• Written instruction:
Your task is to transcribe, without alteration, the lines from the top of the material below through the line bearing "import plotly.graph_objects as go", inclusive.

• Dataset excerpt:
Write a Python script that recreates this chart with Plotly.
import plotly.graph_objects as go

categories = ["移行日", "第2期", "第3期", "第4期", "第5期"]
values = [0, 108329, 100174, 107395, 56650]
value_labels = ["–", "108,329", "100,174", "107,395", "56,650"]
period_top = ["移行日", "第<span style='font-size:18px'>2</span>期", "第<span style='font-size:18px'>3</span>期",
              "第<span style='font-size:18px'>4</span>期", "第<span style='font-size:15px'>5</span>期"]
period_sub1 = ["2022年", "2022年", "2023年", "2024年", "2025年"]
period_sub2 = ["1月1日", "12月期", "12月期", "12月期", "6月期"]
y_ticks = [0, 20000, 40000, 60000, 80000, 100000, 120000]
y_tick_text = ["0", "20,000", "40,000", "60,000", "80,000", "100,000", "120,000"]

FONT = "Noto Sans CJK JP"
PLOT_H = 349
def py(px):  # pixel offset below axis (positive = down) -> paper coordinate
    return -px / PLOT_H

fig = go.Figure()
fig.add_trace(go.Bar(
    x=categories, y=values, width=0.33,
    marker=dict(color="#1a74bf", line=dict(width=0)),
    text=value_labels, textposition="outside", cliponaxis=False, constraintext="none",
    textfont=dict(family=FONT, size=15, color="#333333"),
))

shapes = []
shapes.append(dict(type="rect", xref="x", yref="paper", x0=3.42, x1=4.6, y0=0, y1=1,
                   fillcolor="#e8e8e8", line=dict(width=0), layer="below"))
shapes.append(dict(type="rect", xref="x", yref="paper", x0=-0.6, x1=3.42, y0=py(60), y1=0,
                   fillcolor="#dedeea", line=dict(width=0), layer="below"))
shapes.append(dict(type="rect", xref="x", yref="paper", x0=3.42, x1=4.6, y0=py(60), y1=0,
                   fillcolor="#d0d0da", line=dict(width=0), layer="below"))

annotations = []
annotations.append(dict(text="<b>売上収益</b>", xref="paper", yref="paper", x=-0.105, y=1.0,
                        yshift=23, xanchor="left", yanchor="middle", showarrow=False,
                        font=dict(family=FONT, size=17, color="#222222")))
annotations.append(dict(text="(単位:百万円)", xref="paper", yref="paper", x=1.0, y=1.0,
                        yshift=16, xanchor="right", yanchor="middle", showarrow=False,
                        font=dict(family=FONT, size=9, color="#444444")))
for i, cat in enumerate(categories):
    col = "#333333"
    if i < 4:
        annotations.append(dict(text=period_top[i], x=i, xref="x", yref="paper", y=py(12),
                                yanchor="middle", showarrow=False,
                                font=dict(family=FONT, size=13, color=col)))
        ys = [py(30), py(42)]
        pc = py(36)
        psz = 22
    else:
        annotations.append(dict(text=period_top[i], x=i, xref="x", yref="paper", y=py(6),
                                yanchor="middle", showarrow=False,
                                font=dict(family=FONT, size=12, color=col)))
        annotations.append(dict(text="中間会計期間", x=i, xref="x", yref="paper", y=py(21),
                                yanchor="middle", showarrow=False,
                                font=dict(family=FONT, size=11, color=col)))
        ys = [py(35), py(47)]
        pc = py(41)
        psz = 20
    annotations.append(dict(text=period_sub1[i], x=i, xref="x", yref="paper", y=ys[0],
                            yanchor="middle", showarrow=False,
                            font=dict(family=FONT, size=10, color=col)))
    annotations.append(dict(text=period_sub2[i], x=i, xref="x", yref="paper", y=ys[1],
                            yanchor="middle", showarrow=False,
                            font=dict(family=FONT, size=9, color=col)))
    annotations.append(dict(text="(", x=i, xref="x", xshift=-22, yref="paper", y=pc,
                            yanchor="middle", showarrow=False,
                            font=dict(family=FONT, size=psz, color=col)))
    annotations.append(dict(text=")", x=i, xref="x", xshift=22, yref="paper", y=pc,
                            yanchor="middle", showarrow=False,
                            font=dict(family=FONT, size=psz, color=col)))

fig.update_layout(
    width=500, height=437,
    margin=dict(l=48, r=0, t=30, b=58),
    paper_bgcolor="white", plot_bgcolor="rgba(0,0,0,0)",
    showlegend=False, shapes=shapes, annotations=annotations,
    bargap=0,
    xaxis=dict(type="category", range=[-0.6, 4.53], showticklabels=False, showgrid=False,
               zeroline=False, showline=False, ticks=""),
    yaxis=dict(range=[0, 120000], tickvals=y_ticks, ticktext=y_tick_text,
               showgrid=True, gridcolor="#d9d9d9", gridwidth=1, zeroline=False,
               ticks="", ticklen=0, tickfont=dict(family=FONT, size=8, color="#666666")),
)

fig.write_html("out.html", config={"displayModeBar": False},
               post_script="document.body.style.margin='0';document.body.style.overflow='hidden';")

• Task response:
Write a Python script that recreates this chart with Plotly.
import plotly.graph_objects as go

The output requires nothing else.